-- DATA BLOCK --
########################################

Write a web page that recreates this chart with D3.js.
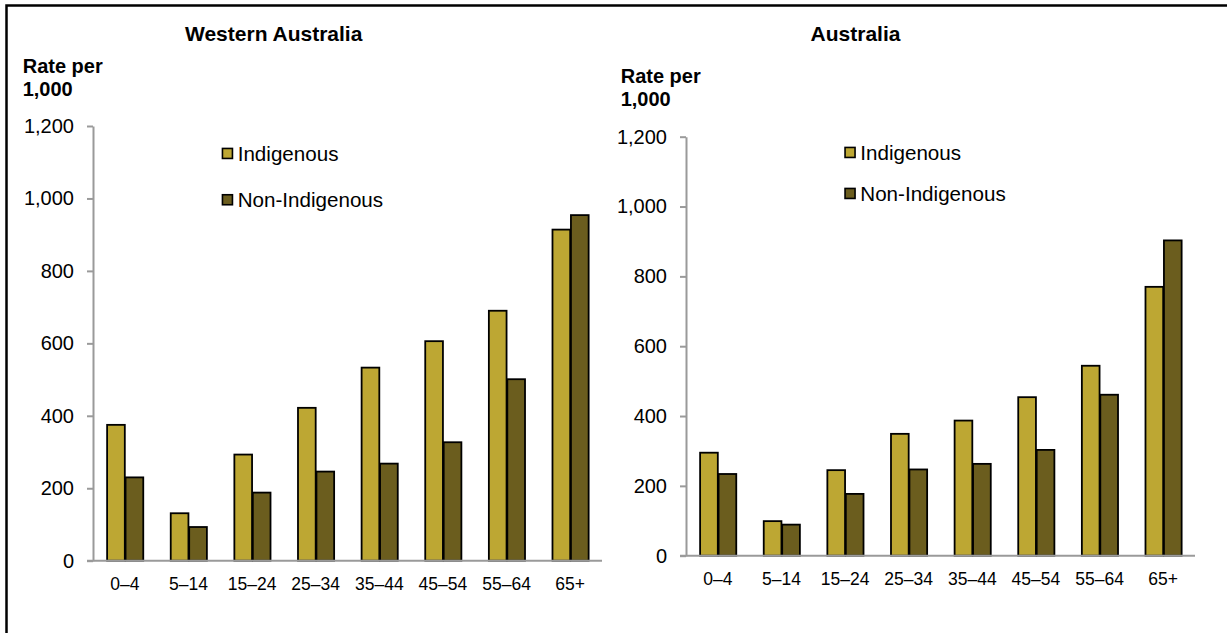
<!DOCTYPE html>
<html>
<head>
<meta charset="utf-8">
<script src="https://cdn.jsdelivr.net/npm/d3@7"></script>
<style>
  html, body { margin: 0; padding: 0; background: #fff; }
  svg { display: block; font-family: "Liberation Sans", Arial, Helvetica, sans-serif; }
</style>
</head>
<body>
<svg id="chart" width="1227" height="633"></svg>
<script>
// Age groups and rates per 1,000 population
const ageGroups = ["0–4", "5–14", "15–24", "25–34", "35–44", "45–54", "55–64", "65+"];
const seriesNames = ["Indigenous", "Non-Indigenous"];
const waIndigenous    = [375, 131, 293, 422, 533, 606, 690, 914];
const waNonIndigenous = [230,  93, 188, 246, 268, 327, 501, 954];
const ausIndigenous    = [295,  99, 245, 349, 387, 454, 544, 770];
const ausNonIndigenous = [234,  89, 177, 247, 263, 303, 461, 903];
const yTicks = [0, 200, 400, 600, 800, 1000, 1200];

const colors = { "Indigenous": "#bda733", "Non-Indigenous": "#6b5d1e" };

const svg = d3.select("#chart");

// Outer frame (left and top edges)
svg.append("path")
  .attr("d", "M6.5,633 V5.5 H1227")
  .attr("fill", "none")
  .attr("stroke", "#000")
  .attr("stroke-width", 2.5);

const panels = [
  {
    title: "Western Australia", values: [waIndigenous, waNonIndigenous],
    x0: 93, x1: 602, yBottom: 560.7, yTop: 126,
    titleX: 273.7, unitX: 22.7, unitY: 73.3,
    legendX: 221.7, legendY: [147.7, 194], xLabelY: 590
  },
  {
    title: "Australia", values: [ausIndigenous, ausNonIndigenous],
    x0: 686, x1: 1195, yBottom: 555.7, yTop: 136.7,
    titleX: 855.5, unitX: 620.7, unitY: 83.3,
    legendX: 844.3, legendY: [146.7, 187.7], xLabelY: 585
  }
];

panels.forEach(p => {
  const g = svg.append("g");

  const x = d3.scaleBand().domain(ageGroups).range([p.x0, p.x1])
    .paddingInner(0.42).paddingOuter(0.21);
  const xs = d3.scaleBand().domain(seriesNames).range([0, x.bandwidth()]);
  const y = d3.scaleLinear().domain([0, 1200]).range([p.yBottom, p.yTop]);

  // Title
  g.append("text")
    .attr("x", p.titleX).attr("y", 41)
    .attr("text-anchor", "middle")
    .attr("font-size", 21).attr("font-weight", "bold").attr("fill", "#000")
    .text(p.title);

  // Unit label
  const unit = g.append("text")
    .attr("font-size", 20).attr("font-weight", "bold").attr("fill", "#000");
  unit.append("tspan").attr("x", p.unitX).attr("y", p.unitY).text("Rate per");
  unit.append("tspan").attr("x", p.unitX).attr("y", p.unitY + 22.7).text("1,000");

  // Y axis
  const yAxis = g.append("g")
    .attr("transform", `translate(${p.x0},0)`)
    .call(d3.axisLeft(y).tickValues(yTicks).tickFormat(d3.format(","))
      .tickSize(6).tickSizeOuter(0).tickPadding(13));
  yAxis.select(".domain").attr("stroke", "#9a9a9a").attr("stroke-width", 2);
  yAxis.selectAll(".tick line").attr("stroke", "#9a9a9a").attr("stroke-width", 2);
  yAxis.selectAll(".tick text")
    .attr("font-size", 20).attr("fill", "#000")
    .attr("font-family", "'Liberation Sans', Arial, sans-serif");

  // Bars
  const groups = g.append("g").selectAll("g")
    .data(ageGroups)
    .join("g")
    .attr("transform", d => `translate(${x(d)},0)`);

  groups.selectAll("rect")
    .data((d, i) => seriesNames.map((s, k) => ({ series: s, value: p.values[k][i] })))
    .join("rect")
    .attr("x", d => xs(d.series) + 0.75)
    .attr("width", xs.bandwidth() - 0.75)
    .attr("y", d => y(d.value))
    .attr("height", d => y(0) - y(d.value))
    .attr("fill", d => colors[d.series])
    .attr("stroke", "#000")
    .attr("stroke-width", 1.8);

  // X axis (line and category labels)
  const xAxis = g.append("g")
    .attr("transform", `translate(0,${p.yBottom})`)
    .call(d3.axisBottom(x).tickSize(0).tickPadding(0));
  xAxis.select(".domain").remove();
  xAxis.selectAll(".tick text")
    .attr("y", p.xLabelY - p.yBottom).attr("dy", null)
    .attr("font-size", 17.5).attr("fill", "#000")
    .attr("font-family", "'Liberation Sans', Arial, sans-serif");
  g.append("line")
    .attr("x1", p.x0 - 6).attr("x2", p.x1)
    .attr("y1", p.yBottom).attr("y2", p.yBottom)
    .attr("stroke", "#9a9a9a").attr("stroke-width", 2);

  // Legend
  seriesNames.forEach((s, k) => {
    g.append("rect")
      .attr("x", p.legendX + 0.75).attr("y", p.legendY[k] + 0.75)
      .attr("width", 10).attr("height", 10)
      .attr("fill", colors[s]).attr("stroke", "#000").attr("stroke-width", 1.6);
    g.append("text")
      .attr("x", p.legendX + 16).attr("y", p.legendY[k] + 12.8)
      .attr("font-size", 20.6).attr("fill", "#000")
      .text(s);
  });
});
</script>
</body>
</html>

########################################

-- THE EXERCISE --
Give the data again exactly as written, with all pictures left out.

-- WRITTEN REPLY --
Write a web page that recreates this chart with D3.js.
<!DOCTYPE html>
<html>
<head>
<meta charset="utf-8">
<script src="https://cdn.jsdelivr.net/npm/d3@7"></script>
<style>
  html, body { margin: 0; padding: 0; background: #fff; }
  svg { display: block; font-family: "Liberation Sans", Arial, Helvetica, sans-serif; }
</style>
</head>
<body>
<svg id="chart" width="1227" height="633"></svg>
<script>
// Age groups and rates per 1,000 population
const ageGroups = ["0–4", "5–14", "15–24", "25–34", "35–44", "45–54", "55–64", "65+"];
const seriesNames = ["Indigenous", "Non-Indigenous"];
const waIndigenous    = [375, 131, 293, 422, 533, 606, 690, 914];
const waNonIndigenous = [230,  93, 188, 246, 268, 327, 501, 954];
const ausIndigenous    = [295,  99, 245, 349, 387, 454, 544, 770];
const ausNonIndigenous = [234,  89, 177, 247, 263, 303, 461, 903];
const yTicks = [0, 200, 400, 600, 800, 1000, 1200];

const colors = { "Indigenous": "#bda733", "Non-Indigenous": "#6b5d1e" };

const svg = d3.select("#chart");

// Outer frame (left and top edges)
svg.append("path")
  .attr("d", "M6.5,633 V5.5 H1227")
  .attr("fill", "none")
  .attr("stroke", "#000")
  .attr("stroke-width", 2.5);

const panels = [
  {
    title: "Western Australia", values: [waIndigenous, waNonIndigenous],
    x0: 93, x1: 602, yBottom: 560.7, yTop: 126,
    titleX: 273.7, unitX: 22.7, unitY: 73.3,
    legendX: 221.7, legendY: [147.7, 194], xLabelY: 590
  },
  {
    title: "Australia", values: [ausIndigenous, ausNonIndigenous],
    x0: 686, x1: 1195, yBottom: 555.7, yTop: 136.7,
    titleX: 855.5, unitX: 620.7, unitY: 83.3,
    legendX: 844.3, legendY: [146.7, 187.7], xLabelY: 585
  }
];

panels.forEach(p => {
  const g = svg.append("g");

  const x = d3.scaleBand().domain(ageGroups).range([p.x0, p.x1])
    .paddingInner(0.42).paddingOuter(0.21);
  const xs = d3.scaleBand().domain(seriesNames).range([0, x.bandwidth()]);
  const y = d3.scaleLinear().domain([0, 1200]).range([p.yBottom, p.yTop]);

  // Title
  g.append("text")
    .attr("x", p.titleX).attr("y", 41)
    .attr("text-anchor", "middle")
    .attr("font-size", 21).attr("font-weight", "bold").attr("fill", "#000")
    .text(p.title);

  // Unit label
  const unit = g.append("text")
    .attr("font-size", 20).attr("font-weight", "bold").attr("fill", "#000");
  unit.append("tspan").attr("x", p.unitX).attr("y", p.unitY).text("Rate per");
  unit.append("tspan").attr("x", p.unitX).attr("y", p.unitY + 22.7).text("1,000");

  // Y axis
  const yAxis = g.append("g")
    .attr("transform", `translate(${p.x0},0)`)
    .call(d3.axisLeft(y).tickValues(yTicks).tickFormat(d3.format(","))
      .tickSize(6).tickSizeOuter(0).tickPadding(13));
  yAxis.select(".domain").attr("stroke", "#9a9a9a").attr("stroke-width", 2);
  yAxis.selectAll(".tick line").attr("stroke", "#9a9a9a").attr("stroke-width", 2);
  yAxis.selectAll(".tick text")
    .attr("font-size", 20).attr("fill", "#000")
    .attr("font-family", "'Liberation Sans', Arial, sans-serif");

  // Bars
  const groups = g.append("g").selectAll("g")
    .data(ageGroups)
    .join("g")
    .attr("transform", d => `translate(${x(d)},0)`);

  groups.selectAll("rect")
    .data((d, i) => seriesNames.map((s, k) => ({ series: s, value: p.values[k][i] })))
    .join("rect")
    .attr("x", d => xs(d.series) + 0.75)
    .attr("width", xs.bandwidth() - 0.75)
    .attr("y", d => y(d.value))
    .attr("height", d => y(0) - y(d.value))
    .attr("fill", d => colors[d.series])
    .attr("stroke", "#000")
    .attr("stroke-width", 1.8);

  // X axis (line and category labels)
  const xAxis = g.append("g")
    .attr("transform", `translate(0,${p.yBottom})`)
    .call(d3.axisBottom(x).tickSize(0).tickPadding(0));
  xAxis.select(".domain").remove();
  xAxis.selectAll(".tick text")
    .attr("y", p.xLabelY - p.yBottom).attr("dy", null)
    .attr("font-size", 17.5).attr("fill", "#000")
    .attr("font-family", "'Liberation Sans', Arial, sans-serif");
  g.append("line")
    .attr("x1", p.x0 - 6).attr("x2", p.x1)
    .attr("y1", p.yBottom).attr("y2", p.yBottom)
    .attr("stroke", "#9a9a9a").attr("stroke-width", 2);

  // Legend
  seriesNames.forEach((s, k) => {
    g.append("rect")
      .attr("x", p.legendX + 0.75).attr("y", p.legendY[k] + 0.75)
      .attr("width", 10).attr("height", 10)
      .attr("fill", colors[s]).attr("stroke", "#000").attr("stroke-width", 1.6);
    g.append("text")
      .attr("x", p.legendX + 16).attr("y", p.legendY[k] + 12.8)
      .attr("font-size", 20.6).attr("fill", "#000")
      .text(s);
  });
});
</script>
</body>
</html>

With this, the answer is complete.